A Syrian commercial flight landed at Aleppo airport on Wednesday from Damascus, marking the resumption of internal flights between Syria's two largest cities for the first time since 2012.

The flight carrying Syrian officials and journalists was a symbolic message from President Bashar Assad's government, days after its forces consolidated control over the northwestern province of Aleppo and seized the last segments of the strategic M5 highway linking Aleppo to Damascus. The motorway between Syria’s two biggest cities was reopened for the first time in eight years.

Backed by heavy Russian airstrikes, government forces have been on the offensive for weeks to recapture the Aleppo countryside and parts of neighboring Idlib province in northwestern Syria, the last rebel-held areas in the country.

The advances have sent hundreds of thousands of Syrian civilians fleeing towards the border with Turkey in one of the biggest single displacements of the war, now in its eighth year. The U.N. has put the number of those displaced since Dec. 1 at more than 900,000 civilians — more than half of them women and children.

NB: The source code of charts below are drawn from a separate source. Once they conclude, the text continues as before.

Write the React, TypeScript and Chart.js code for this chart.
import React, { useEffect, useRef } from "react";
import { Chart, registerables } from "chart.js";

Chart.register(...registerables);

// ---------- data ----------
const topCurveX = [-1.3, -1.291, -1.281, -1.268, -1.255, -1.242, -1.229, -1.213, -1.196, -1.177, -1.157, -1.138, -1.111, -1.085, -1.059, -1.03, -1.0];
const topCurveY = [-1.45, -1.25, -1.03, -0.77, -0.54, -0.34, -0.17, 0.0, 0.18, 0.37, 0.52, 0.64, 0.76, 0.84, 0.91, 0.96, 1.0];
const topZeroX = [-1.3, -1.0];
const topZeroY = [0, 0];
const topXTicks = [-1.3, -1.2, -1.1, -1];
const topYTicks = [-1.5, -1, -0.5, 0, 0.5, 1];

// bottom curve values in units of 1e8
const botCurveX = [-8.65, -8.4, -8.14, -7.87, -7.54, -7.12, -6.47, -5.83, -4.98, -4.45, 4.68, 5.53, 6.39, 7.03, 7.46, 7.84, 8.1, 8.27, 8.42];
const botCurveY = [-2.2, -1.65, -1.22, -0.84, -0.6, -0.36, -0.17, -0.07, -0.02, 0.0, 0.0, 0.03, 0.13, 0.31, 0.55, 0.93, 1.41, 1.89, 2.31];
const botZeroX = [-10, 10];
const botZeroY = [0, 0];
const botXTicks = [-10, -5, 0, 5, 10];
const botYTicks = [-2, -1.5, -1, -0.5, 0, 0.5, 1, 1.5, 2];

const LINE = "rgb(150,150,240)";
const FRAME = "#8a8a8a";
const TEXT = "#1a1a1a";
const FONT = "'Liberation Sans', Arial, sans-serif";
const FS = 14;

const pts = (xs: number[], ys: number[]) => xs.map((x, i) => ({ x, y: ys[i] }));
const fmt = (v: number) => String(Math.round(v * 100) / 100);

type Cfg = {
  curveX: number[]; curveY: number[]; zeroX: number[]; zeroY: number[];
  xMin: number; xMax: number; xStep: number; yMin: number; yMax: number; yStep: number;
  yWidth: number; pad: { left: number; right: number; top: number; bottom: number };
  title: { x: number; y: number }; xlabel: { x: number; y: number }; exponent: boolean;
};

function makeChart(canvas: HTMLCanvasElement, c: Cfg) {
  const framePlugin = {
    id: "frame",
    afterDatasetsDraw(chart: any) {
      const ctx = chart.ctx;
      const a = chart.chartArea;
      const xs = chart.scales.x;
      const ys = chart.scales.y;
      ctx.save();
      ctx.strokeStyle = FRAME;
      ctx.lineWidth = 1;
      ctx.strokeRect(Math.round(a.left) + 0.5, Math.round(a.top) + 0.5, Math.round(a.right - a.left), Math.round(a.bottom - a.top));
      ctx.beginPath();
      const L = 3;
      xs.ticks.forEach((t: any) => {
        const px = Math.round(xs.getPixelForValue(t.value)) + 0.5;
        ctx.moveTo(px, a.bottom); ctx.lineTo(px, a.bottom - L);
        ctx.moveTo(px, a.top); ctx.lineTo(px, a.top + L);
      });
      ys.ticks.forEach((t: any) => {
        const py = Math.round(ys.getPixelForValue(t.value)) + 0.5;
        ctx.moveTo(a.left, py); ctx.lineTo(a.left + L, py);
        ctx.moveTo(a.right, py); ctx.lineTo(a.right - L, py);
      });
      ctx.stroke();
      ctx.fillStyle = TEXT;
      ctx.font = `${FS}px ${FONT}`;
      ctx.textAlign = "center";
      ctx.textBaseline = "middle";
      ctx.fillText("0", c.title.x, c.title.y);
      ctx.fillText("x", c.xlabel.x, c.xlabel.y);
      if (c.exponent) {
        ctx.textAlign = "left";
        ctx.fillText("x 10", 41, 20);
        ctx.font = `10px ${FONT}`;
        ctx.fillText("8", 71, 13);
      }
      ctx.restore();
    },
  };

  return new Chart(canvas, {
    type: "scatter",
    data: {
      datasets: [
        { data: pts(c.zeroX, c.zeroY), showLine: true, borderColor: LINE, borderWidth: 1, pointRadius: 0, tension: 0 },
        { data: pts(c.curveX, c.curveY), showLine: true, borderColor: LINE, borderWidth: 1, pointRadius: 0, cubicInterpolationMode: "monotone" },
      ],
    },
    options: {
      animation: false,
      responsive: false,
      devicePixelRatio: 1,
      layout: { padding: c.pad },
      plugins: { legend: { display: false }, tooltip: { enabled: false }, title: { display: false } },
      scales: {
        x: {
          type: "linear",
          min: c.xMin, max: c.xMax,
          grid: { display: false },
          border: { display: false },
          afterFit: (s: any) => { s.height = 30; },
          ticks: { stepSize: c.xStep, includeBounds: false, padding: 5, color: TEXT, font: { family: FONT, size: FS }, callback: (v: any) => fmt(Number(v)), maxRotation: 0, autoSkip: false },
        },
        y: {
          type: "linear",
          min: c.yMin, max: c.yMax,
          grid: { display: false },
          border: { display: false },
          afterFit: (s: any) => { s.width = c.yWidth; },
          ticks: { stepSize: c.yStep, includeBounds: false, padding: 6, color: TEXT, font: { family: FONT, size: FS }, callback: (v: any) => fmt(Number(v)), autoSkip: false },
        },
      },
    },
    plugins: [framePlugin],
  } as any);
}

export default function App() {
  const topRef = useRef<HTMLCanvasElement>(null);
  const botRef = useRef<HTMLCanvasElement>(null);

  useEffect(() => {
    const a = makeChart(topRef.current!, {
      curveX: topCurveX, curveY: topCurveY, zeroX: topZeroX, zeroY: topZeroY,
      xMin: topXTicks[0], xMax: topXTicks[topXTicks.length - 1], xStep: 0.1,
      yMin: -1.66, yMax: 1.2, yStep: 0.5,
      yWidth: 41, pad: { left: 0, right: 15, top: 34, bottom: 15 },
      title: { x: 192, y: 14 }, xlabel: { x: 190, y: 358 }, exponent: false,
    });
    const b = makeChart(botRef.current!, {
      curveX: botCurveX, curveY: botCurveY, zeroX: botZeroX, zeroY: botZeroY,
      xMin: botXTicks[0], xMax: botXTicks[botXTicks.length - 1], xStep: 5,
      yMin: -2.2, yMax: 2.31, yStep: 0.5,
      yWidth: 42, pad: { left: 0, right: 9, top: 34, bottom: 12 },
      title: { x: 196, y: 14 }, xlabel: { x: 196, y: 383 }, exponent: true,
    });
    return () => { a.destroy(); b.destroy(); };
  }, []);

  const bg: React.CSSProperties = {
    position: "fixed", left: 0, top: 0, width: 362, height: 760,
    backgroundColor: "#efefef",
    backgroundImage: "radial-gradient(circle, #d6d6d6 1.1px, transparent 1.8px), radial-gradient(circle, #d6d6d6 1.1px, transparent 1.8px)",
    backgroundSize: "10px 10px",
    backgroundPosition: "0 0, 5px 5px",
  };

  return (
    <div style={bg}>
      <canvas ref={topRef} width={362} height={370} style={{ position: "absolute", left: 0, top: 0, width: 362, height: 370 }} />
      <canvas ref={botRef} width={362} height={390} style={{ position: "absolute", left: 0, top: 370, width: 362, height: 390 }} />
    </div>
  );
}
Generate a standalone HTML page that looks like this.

The Syrian Air flight landed at Aleppo airport after a 40-minute flight from Damascus. Earlier in the day, Syrian Tourism Minister Bishr al-Yazigi and Transport Minister Ali Hammoud opened the airport for business.

Hammoud said the opening of the airport is a “great joy" for Syrians and a “dream” for the ministry.

The airport has been closed since 2012 due to fighting, after Aleppo fell into rebel hands. Backed by Russia and Iran, the Syrian army drove the rebels from Aleppo in December 2016, after a crushing years-long siege and bombardment campaign. The airport opened briefly in 2017 to much fanfare but was closed again due to security concerns.